As Prime Minister Recep Tayyip Erdogan evoked water cannons, tear gas, smoke and other drastic instruments to beat the young citizenry of Turkey into falling in line with his latest ‘vision’ for the country, which includes denuding a beautiful, tree-filled park to ‘develop’ a mall and a likely monstrosity to dictatorship, I worried about the cats of Istanbul.

On a very short visit to erstwhile Constantinople, once the richest kingdom in Christendom, I discovered that Istanbul is the cat capital of the world. Wherever you go in the city, on the glitzy European side, round congested corners on the Asian side, on the waterfront, in churches, mosques and busy bazaars, you see cats – black, white, grey, ginger, mixed, and well-fed. Cats rule the caddesis, the streets. There are so many of such varied pedigree and parentage that Istanbul could well be renamed Catstanbul or Catstantinople.

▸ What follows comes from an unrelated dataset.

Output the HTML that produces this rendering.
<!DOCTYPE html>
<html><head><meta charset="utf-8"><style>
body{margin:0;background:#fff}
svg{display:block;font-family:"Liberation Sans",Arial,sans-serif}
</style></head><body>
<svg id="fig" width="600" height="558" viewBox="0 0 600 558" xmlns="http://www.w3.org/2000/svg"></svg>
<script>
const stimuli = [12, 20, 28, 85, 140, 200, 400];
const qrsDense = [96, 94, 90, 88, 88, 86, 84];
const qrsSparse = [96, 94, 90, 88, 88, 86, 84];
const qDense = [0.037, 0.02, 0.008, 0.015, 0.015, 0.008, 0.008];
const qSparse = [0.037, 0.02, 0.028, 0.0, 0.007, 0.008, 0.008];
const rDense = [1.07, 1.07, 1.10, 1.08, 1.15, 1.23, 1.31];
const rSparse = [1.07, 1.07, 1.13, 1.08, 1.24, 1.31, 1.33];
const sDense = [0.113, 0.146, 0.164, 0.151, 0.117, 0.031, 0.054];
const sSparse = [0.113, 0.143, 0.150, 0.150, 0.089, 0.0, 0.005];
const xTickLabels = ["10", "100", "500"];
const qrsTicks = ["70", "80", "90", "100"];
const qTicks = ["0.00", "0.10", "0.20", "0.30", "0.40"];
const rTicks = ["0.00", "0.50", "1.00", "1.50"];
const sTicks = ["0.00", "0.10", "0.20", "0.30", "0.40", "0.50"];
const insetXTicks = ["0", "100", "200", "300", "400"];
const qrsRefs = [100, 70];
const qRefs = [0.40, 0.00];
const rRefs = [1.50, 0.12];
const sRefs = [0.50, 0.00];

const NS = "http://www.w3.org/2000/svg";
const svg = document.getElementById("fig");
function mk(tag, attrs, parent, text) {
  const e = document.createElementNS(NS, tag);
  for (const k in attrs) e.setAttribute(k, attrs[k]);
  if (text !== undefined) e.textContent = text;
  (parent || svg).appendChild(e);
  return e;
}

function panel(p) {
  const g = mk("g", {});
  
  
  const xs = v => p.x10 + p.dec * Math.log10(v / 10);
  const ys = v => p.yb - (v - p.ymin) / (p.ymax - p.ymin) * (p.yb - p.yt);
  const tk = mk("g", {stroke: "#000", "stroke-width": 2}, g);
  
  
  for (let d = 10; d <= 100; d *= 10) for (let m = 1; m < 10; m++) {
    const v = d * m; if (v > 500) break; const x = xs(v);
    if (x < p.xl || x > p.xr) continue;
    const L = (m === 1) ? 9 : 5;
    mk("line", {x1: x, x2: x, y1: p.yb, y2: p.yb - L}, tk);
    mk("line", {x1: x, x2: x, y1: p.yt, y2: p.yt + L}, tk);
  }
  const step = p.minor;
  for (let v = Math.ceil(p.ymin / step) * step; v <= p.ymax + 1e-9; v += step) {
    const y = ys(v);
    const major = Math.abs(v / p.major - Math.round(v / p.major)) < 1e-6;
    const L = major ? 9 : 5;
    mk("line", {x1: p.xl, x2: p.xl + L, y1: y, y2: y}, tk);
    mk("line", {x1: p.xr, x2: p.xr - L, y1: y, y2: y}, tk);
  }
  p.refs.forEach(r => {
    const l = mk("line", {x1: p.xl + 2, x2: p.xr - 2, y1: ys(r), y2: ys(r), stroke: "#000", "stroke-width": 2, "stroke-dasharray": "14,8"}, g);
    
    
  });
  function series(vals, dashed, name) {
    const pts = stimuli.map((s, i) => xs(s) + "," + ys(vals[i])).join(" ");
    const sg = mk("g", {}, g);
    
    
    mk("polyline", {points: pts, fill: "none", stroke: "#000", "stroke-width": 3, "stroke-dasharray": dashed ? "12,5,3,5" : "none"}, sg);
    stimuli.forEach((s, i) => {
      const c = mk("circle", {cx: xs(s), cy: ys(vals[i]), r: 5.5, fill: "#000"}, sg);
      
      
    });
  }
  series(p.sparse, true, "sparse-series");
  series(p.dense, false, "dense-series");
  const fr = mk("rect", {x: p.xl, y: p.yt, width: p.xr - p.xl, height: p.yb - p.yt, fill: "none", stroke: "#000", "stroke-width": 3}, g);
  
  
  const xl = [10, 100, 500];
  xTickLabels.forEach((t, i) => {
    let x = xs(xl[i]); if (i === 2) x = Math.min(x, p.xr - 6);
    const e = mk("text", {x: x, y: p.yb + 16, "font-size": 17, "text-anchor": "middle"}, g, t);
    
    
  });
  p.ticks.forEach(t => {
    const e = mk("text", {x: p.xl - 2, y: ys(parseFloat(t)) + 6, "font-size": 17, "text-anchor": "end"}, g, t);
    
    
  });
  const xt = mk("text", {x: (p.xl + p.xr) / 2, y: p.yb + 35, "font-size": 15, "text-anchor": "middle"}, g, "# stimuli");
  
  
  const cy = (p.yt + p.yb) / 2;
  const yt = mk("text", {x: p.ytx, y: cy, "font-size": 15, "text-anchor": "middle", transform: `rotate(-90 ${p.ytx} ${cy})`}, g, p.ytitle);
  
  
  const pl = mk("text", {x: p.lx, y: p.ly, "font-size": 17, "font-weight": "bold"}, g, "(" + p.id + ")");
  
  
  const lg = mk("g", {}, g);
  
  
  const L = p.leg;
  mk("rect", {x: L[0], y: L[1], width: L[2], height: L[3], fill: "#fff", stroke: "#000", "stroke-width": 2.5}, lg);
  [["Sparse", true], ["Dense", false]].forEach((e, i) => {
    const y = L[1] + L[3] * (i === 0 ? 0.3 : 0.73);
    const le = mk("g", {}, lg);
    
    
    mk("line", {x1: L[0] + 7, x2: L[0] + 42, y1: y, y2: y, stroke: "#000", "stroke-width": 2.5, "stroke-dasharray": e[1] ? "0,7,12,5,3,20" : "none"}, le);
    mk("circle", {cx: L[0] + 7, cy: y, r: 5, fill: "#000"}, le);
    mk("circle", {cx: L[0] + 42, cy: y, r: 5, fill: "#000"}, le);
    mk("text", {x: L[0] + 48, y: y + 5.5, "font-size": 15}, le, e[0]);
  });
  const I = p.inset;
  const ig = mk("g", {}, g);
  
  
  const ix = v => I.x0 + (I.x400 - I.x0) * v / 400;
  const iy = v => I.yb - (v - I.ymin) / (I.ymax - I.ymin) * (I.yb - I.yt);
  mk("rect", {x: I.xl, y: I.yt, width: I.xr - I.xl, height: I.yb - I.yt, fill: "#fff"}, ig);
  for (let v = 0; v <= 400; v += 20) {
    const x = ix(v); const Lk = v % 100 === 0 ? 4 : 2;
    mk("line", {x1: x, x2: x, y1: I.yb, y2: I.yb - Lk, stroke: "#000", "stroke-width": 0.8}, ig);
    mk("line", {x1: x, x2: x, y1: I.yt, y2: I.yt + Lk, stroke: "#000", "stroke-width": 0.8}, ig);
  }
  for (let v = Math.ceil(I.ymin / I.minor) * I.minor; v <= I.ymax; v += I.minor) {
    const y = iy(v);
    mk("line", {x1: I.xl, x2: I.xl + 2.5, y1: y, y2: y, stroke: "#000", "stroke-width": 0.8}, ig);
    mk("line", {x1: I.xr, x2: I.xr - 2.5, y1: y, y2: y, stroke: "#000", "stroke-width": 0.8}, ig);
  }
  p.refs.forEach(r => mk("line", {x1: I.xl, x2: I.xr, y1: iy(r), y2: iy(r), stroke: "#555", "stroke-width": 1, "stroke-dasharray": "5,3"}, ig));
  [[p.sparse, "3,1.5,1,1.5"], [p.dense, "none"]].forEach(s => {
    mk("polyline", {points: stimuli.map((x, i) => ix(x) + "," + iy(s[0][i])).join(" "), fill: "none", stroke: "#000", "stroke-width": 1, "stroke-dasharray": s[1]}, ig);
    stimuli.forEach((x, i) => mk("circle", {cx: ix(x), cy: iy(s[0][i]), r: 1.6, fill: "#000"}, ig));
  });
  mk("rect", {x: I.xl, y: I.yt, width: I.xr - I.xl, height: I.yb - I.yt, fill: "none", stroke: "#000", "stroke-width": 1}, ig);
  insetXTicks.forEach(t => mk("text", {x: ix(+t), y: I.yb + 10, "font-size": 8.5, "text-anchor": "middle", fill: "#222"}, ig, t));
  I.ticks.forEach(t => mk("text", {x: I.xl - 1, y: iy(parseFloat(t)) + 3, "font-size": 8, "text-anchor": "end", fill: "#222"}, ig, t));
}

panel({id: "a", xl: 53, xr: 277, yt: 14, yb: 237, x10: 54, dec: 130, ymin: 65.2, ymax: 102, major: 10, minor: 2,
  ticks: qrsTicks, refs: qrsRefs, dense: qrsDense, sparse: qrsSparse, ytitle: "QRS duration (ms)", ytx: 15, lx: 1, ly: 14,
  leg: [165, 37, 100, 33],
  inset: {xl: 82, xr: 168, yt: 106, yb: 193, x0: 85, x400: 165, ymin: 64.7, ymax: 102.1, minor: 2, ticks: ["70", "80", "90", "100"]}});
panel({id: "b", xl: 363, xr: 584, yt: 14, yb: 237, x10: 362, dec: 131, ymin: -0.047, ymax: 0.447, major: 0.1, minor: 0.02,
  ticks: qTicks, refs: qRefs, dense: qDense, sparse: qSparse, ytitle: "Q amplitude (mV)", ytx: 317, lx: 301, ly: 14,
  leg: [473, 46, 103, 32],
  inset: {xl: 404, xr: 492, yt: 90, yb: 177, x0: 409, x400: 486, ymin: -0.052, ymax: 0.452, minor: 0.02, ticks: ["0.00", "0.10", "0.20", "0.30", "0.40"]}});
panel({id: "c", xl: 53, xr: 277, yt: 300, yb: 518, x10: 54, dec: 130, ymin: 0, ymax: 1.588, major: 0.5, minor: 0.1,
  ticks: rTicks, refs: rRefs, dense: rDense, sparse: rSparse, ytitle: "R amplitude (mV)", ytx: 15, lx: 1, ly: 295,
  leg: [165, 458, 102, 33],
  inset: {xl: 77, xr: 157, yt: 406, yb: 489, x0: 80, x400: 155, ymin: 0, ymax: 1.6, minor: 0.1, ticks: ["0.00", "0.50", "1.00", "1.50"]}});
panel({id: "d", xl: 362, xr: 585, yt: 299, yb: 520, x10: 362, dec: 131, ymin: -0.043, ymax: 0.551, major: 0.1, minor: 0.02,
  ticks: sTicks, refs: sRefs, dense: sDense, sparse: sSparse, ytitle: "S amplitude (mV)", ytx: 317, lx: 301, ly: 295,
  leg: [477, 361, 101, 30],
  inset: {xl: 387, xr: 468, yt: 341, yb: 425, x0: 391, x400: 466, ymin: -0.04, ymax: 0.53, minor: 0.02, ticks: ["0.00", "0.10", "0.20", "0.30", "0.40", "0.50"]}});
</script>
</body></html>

When I first encountered them in a souvenir shop outside the Blue Mosque as magnets, key chains and the like, I wondered why cats when there were whirling dervishes and carpets, tiles and mosaics. It didn’t take long to figure out. They have a free run of the city. You see them everywhere. There was one, right there in front of the ablutions fountain in the Aya Sofia complex, a cuddly, furry number that came and posed right royally for a photograph. Shoot wrapped up, it silent-footed across the courtyard to meet up with a fellow feline and pose some more. In the cobbled compound of the Swedish Counsel’s residence on Istiklal Caddesi, a sort of Mount Road without vehicles only more fashionable, another feline creature made a point of rubbing shoulders with multinational homo sapiens. After a delicious round of window shopping at the Grand Bazaar in Sultanahmet, en route to the Cemberlitas tram station, there appeared a bright orange number, glowing in the sunshine.

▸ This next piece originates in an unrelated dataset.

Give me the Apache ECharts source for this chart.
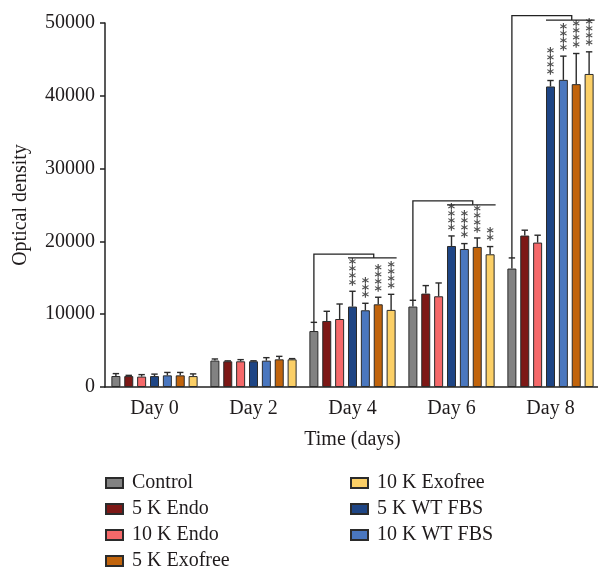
<!DOCTYPE html>
<html>
<head>
<meta charset="utf-8">
<script src="https://cdn.jsdelivr.net/npm/echarts@6/dist/echarts.min.js"></script>
<style>html,body{margin:0;padding:0;background:#fff;}#c{width:598px;height:571px;}</style>
</head>
<body>
<div id="c"></div>
<script>
const days = ['Day 0', 'Day 2', 'Day 4', 'Day 6', 'Day 8'];
const seriesNames = ['Control', '5 K Endo', '10 K Endo', '5 K WT FBS', '10 K WT FBS', '5 K Exofree', '10 K Exofree'];
const legendCol1 = ['Control', '5 K Endo', '10 K Endo', '5 K Exofree'];
const legendCol2 = ['10 K Exofree', '5 K WT FBS', '10 K WT FBS'];

const control      = [1510, 3630, 7690, 11050, 16270];
const controlSd    = [330, 220, 1190, 860, 1460];
const endo5k       = [1500, 3530, 9070, 12830, 20800];
const endo5kSd     = [100, 60, 1330, 1100, 740];
const endo10k      = [1430, 3530, 9340, 12460, 19840];
const endo10kSd    = [270, 230, 2060, 1830, 1010];
const wtfbs5k      = [1500, 3530, 11050, 19370, 41280];
const wtfbs5kSd    = [270, 70, 2100, 1380, 820];
const wtfbs10k     = [1600, 3620, 10540, 18960, 42190];
const wtfbs10kSd   = [400, 410, 960, 740, 3260];
const exofree5k    = [1600, 3800, 11360, 19240, 41600];
const exofree5kSd  = [400, 410, 970, 1230, 4210];
const exofree10k   = [1500, 3800, 10590, 18230, 43000];
const exofree10kSd = [300, 100, 2140, 1060, 3040];

const starsNone       = ['', '', '', '', ''];
const stars5kWt       = ['', '', '****', '****', '****'];
const stars10kWt      = ['', '', '***', '****', '****'];
const stars5kExo      = ['', '', '****', '****', '****'];
const stars10kExo     = ['', '', '****', '**', '****'];

const bracketDays   = [2, 3, 4];
const bracketLevel1 = [18240, 25570, 51000];
const bracketLevel2 = [17730, 25020, 50400];

const colors = ['#828282', '#7d1816', '#f5696a', '#1e4585', '#4a77bf', '#c1640c', '#fbcf66'];
const values = [control, endo5k, endo10k, wtfbs5k, wtfbs10k, exofree5k, exofree10k];
const sds = [controlSd, endo5kSd, endo10kSd, wtfbs5kSd, wtfbs10kSd, exofree5kSd, exofree10kSd];
const stars = [starsNone, starsNone, starsNone, stars5kWt, stars10kWt, stars5kExo, stars10kExo];

const FONT = 'Liberation Serif';
const FS = 20;
const TXT = '#1f1b1c';
const BAR_W = 9;
const BAR_GAP = 0.43;
const STEP = BAR_W * (1 + BAR_GAP);

const series = [];
seriesNames.forEach((name, i) => {
  series.push({
    name: name,
    type: 'bar',
    data: values[i],
    barWidth: BAR_W,
    barGap: (BAR_GAP * 100) + '%',
    itemStyle: { color: colors[i], borderColor: '#2b2b2b', borderWidth: 1 },
    emphasis: { disabled: true },
    z: 2
  });
});

seriesNames.forEach((name, i) => {
  const off = (i - 3) * STEP;
  series.push({
    type: 'custom',
    z: 3,
    silent: true,
    clip: false,
    data: values[i].map((v, d) => [d, v, sds[i][d]]),
    renderItem: function (params, api) {
      const d = api.value(0), v = api.value(1), sd = api.value(2);
      const st = stars[i][d];
      const p0 = api.coord([d, v]);
      const p1 = api.coord([d, v + sd]);
      const x = p0[0] + off;
      const children = [
        { type: 'line', shape: { x1: x, y1: p0[1], x2: x, y2: p1[1] }, style: { stroke: '#2b2b2b', lineWidth: 1.4 } },
        { type: 'line', shape: { x1: x - 3.2, y1: p1[1], x2: x + 3.2, y2: p1[1] }, style: { stroke: '#2b2b2b', lineWidth: 1.4 } }
      ];
      if (st) {
        const n = st.length;
        for (let k = 0; k < n; k++) {
          children.push({
            type: 'text',
            style: {
              text: '*', x: x, y: p1[1] + 1 - k * 7,
              font: 'bold 14px "DejaVu Sans"', fill: '#505050', align: 'center', verticalAlign: 'bottom'
            }
          });
        }
      }
      return { type: 'group', children: children };
    }
  });
});

series.push({
  type: 'custom',
  z: 3,
  silent: true,
  clip: false,
  data: bracketDays.map((d, k) => [d, bracketLevel1[k], bracketLevel2[k], control[d] + controlSd[d]]),
  renderItem: function (params, api) {
    const d = api.value(0);
    const y1 = api.coord([d, api.value(1)])[1];
    const y2 = api.coord([d, api.value(2)])[1];
    const yc = api.coord([d, api.value(3)])[1];
    const cx = api.coord([d, 0])[0];
    const xc = cx - 3 * STEP;
    const xm = cx + 1.65 * STEP;
    const xl = cx - BAR_W / 2;
    const xr = cx + 3 * STEP + BAR_W / 2 + 1;
    const st = { stroke: '#222', lineWidth: 1.3, fill: null };
    return {
      type: 'group',
      children: [
        { type: 'polyline', shape: { points: [[xc, yc], [xc, y1], [xm, y1], [xm, y2]] }, style: st },
        { type: 'line', shape: { x1: xl, y1: y2, x2: xr, y2: y2 }, style: st }
      ]
    };
  }
});

const legendBase = {
  orient: 'vertical',
  top: 473,
  itemWidth: 17,
  itemHeight: 10,
  itemGap: 6,
  padding: 0,
  icon: 'rect',
  selectedMode: false,
  textStyle: { fontFamily: FONT, fontSize: FS, lineHeight: 20, color: TXT, padding: [0, 0, 0, 4] }
};

const option = {
  animation: false,
  backgroundColor: '#fff',
  grid: { left: 105, top: 23, width: 495, height: 364, outerBoundsMode: 'none' },
  legend: [
    Object.assign({}, legendBase, { left: 105, data: legendCol1 }),
    Object.assign({}, legendBase, { left: 350, data: legendCol2 })
  ],
  xAxis: {
    type: 'category',
    data: days,
    name: 'Time (days)',
    nameLocation: 'middle',
    nameGap: 43,
    nameTextStyle: { fontFamily: FONT, fontSize: FS, color: TXT },
    axisLine: { lineStyle: { color: '#222', width: 1.5 } },
    axisTick: { alignWithLabel: true, length: 5, lineStyle: { color: '#222', width: 1.5 } },
    axisLabel: { fontFamily: FONT, fontSize: FS, color: TXT, margin: 12 }
  },
  yAxis: {
    type: 'value',
    min: 0,
    max: 50000,
    interval: 10000,
    name: 'Optical density',
    nameLocation: 'middle',
    nameGap: 74,
    nameTextStyle: { fontFamily: FONT, fontSize: FS, color: TXT },
    splitLine: { show: false },
    axisLine: { show: true, lineStyle: { color: '#222', width: 1.5 } },
    axisTick: { show: true, length: 5, lineStyle: { color: '#222', width: 1.5 } },
    axisLabel: { fontFamily: FONT, fontSize: FS, color: TXT, margin: 10, formatter: function (v) { return String(v); } }
  },
  series: series
};

const chart = echarts.init(document.getElementById('c'), null, { renderer: 'canvas' });
chart.setOption(option);
</script>
</body>
</html>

Then again, outside the Hodja Pasha Cultural Centre that featured an hour of whirling dervishes, a shiny black one sneaked across the narrow street. Istanbul positively teems with cats. I wondered why. Was it because of all the surrounding water presumably flush with fish? Maybe, said a Turkish frien –, hardly a satisfying answer. So I went to the good old Net, and found a lovely story there. It seems a venomous snake once slithered into the Prophet’s long, voluminous shirtsleeve. An alert cat standing by saw this. It immediately sprang up and killed the snake. The Prophet blessed the cat with the ability to always be able to land on its feet, and encouraged his people to be good to all cats. Maybe that’s why cats proliferate in Istanbul.

In fact, a lot of others on the Net not only wonder similarly, they have also identified the pedigree of some of them – Angora cats, white Van cats with one green eye and one blue, and non-Turkish varieties such as the Egyptian Abyssinian, and Mau.

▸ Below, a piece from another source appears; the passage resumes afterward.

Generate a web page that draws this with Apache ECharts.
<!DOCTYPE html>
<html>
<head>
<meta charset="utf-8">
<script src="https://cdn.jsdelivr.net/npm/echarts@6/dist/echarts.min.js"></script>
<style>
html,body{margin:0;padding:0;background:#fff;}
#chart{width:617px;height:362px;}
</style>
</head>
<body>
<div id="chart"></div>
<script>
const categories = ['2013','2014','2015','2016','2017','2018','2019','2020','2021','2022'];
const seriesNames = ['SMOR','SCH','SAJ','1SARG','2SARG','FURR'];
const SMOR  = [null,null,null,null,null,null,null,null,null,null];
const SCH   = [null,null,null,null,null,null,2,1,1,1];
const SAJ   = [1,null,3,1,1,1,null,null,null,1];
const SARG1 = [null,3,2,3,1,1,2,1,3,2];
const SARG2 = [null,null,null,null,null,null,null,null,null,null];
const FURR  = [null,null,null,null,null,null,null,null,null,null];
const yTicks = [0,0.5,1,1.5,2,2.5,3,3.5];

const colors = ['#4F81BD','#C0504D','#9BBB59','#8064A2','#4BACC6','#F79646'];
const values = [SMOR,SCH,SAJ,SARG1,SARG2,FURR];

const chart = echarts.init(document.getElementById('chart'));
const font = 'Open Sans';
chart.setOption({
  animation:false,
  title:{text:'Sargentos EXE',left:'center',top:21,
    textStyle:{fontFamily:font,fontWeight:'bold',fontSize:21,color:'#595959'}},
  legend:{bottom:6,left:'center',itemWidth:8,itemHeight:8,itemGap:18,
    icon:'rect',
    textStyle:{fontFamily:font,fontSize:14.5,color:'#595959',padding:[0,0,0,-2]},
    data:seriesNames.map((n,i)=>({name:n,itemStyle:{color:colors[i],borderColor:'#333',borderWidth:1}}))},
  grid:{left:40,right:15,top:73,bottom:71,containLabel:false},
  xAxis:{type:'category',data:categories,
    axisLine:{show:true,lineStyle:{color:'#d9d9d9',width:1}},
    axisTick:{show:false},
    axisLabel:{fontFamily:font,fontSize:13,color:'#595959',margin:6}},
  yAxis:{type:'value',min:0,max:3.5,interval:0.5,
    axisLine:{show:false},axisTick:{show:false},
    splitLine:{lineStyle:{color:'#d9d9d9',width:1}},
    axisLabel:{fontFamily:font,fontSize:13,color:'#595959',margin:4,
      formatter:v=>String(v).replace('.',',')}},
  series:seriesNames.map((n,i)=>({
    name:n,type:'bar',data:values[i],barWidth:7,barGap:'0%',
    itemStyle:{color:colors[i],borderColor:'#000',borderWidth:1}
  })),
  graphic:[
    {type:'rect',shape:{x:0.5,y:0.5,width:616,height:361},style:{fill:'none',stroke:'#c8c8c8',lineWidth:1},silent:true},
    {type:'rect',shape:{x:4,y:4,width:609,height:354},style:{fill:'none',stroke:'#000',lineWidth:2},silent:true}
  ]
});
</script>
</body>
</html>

The big news find for me, though, was this: When US President Barack Obama visited Istanbul once, he met a cat at Aya Sofiya and stroked it as Erdogan looked on indulgently. Was it the same one that had sat beside me? In which case, you are welcome to shake the hand that stroked the cat that was stroked by Barack… maybe. And, on another note, it seems to me the silent, staring protests catching on all over Turkey may have been inspired by the feline hordes that sit silent, staring and statesmanlike.